"The house was built by a man by the name of George, of German descent, and afterwards bought and occupied by Ambrose Harland who gave the little irregular tract and house the name of Ft. George in honor of its first owner and its having the appearance of being constructed to resist, not Indians, but cold winds as they swept up Indian creek. Harland was a character, born in Kentucky, removed to Crawfordsville, Indiana, and was the sheriff of that county. This was the home of Lew Wallace, the author of Ben Hur, and also the home of Henry S. Lane who first named Abraham Lincoln as president in a convention in Chicago in 1860. Harland moved to Linn county succeeding Hosea W. Gray as sheriff, and was succeeded by me in that office. He was a six-footer and large and would fight, but once fell heavily before Perry Oxley's huge fist."

The person who erected the house which appeared like a fort was no other than George Hesing, who owned the land and was a peculiar character in his day. He did plant cottonwood trees around the house and also scraped up dirt so as to keep out the wind and snows as much as possible from his yard. In a few years the trees grew up and the rubbish accumulated, and they gave the place the appearance and made it look like an old abandoned fortification. It is said that a certain Mr. Willard having charge of the erection of a school house near this location named it the "Ft. George School House," which name it bore as long as it stood there.

A number of plats have been filed in the recorder's office at Marion, and these have again been transcripted for public use, but before towns could be platted a number of towns were staked out before the land was laid out and surveyed by the government; of these plats we have no record. The first plat was, no doubt, that of Westport, located on the banks of the Cedar river and near Bertram. This was staked out by Israel Mitchell July 4, 1838. Ivanhoe was laid out some distance below at the present Ivanhoe bridge in the same year. Another town was staked out by J. Wilbert Stone along the Cedar river at the lower rapids within the corporate limits of the present Cedar Rapids. There is no record of any plat of this town. In 1844 Westport was again platted as Newark by James M. Doty. This is the first recorded plat and seems to have been filed November 21, 1844, by John Zinbar, recorder. (See Vol. A, p. 301, Lands.) This is now a corn field and has long since been vacated.

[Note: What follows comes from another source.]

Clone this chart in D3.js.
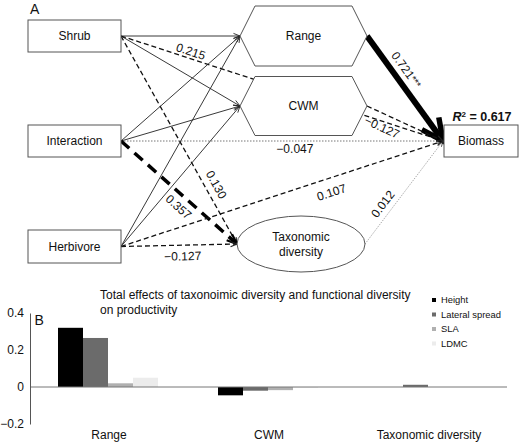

New Linden was another town platted in the early days; this plat was filed by P. S. Embree, surveyor, April 15, 1853, being property owned by A. E. Simpson and A. P. Risley and located on sections 27 and 28, township 84, range 5, Brown township. This, also, now is nothing but a corn field.

Another was the plat of New Buffalo in the town of New Buffalo which is filed in Vol. 4, p. 217, of the Land Records of Linn county; this has also been vacated.

The plat of the town of Mayfield was made by J. M. May and filed for record in Vol. 143, p. 624. It bordered on the Cedar river and embraced lot 4 and part of section 34, township 83, range 7. It also has been abandoned, although May's twenty-five additions, re-plats, etc., made by Major May, are still parts of additions to Cedar Rapids. Major May was a man of enthusiasm, and speculated, believing, with Colonel Sellers, that in every enterprise he undertook there would be millions, but he died a poor, unknown and disappointed man.

Many of the old town sites have been vacated, and many of the old postoffices and country stores which one found throughout the county in the early fifties can no longer be found on the map. From Iowa as It Is, published in 1855, at page 153 we find the following notices concerning Linn county towns and postoffices: Spring Grove, Boulder, Central Point, Cedar Oak, Newark, St. Julien, Ivanhoe, and Hoosier Grove, besides such towns as Cedar Rapids, Palo, Marion, and Mount Vernon. The book also mentions Iowa Conference Seminary, with a three story building, and with Rev. S. N. Fellows as superintendent.

N. H. Parker in his Handbook of Iowa, issued in 1856, mentions a few more new towns not mentioned in the previous list, as follows: Fairfax, Lisbon, Lafayette, Mon Diu, Necot, Oak Grove, Prospect Hill, St. Mary, Springville, and Valley Farm. This author also speaks of the newspapers published in the county, the Register at Marion, and the Times, the Farmer, and the Democrat at Cedar Rapids.

Another handbook of the state, published by J. G. Mills, of New York, in 1857, mentions the towns set out in the handbook of a year previous and adds the new town of much promise by the high-toned name of Paris, located in Jackson township, near the present town of Coggon.

Few, if any, today can locate those villages and towns which sprang up from time to time over the county, and which long since have passed out of history and memory.